Серов раскрывает наглую самоуверенность и грубость промышленников и банкиров, пустоту и бездушие наряженных в меха и бриллианты дам высшего света, внутреннее ничтожество сановной аристократии… Своими портретами, разоблачающими истинную сущность всех этих Морозовых, Гиршманов, князей Голицыных и Юсуповых, художник выносил суровый приговор старому, уходящему миру. Всем этим «сильным мира сего» он противопоставлял образы простых людей из народа и образы прогрессивных деятелей русской культуры — тех, чьими именами и сегодня гордится наша страна: Станиславский, Ермолова, Репин, Чехов, Шаляпин — вот люди, на стороне которых громадное уважение и искренняя любовь художника.
«Баба с лошадью» — известная пастель Третьяковской галереи. Как превосходно выхвачен из зимней деревенской природы этот кусок жизни с веселой, задорно смеющейся молодой, здоровой женщиной, держащей под уздцы лошадку! Впервые я видел эту вещь на выставке в Мюнхене, куда Серов сам приезжал, чтобы ее привезти, боясь, как бы пастель в дороге не осыпалась. Он рассказывал тогда нам с Д. Н. Кардовским, как ее писал. Был мороз, масляные краски стыли, и он решил писать пастелью. Во время работы собрались крестьяне, не отходившие от него.

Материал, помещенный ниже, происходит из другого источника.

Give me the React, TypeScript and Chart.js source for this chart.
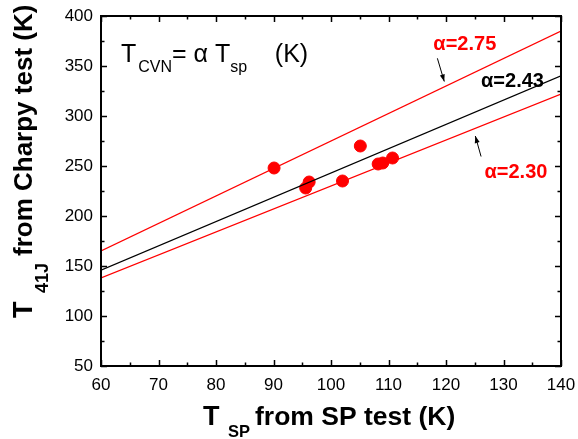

По первым же штрихам пастельных карандашей узнавали, что они обозначают: «Гляди — нос, глаз, губы, зубы, платок». «Угадывали все сразу — не так, как «образованные», обыкновенно поначалу ничего не разбирающие»,- прибавлял Серов. Эту чуткость неиспорченного глаза и точность восприятия Серов всегда высоко ценил у народа. Присутствовавшие внимательно следили за ходом работы, удивляясь, «как это все само выходит и до чего хорошо и просто». Когда пастель была окончена, один не выдержал и заявил: «Кажись, сам бы вот взял карандашики и сделал, до того дело словно простое». Серов признавался, что этот успех у крестьян был ему приятнее похвал присяжных критиков и интеллигентов.
Со стороны средств выражения «Баба в телеге» и «Баба с лошадью» внесли в русскую живопись черту, столь отличную от предшествующей трактовки аналогичных сюжетов как у самого Серова, так и во всей русской живописи, что на ней необходимо остановиться. Она относится столько же к чисто живописным приемам, сколько и к самой «взятости» вещи. Если качество портрета, по мнению Серова, зависит прежде всего от того, как он «взят», то еще более зависит от того же ценность картины. Еще один пример для уяснения этой мысли — картина Третьяковской галереи «Серый день» . Как мало говорит название этой вещи! Неужели здесь все дело в передаче серого дня? Ведь его не раз правдиво передавали десятки художников. Содержание произведения иное, гораздо более сложное и глубокое.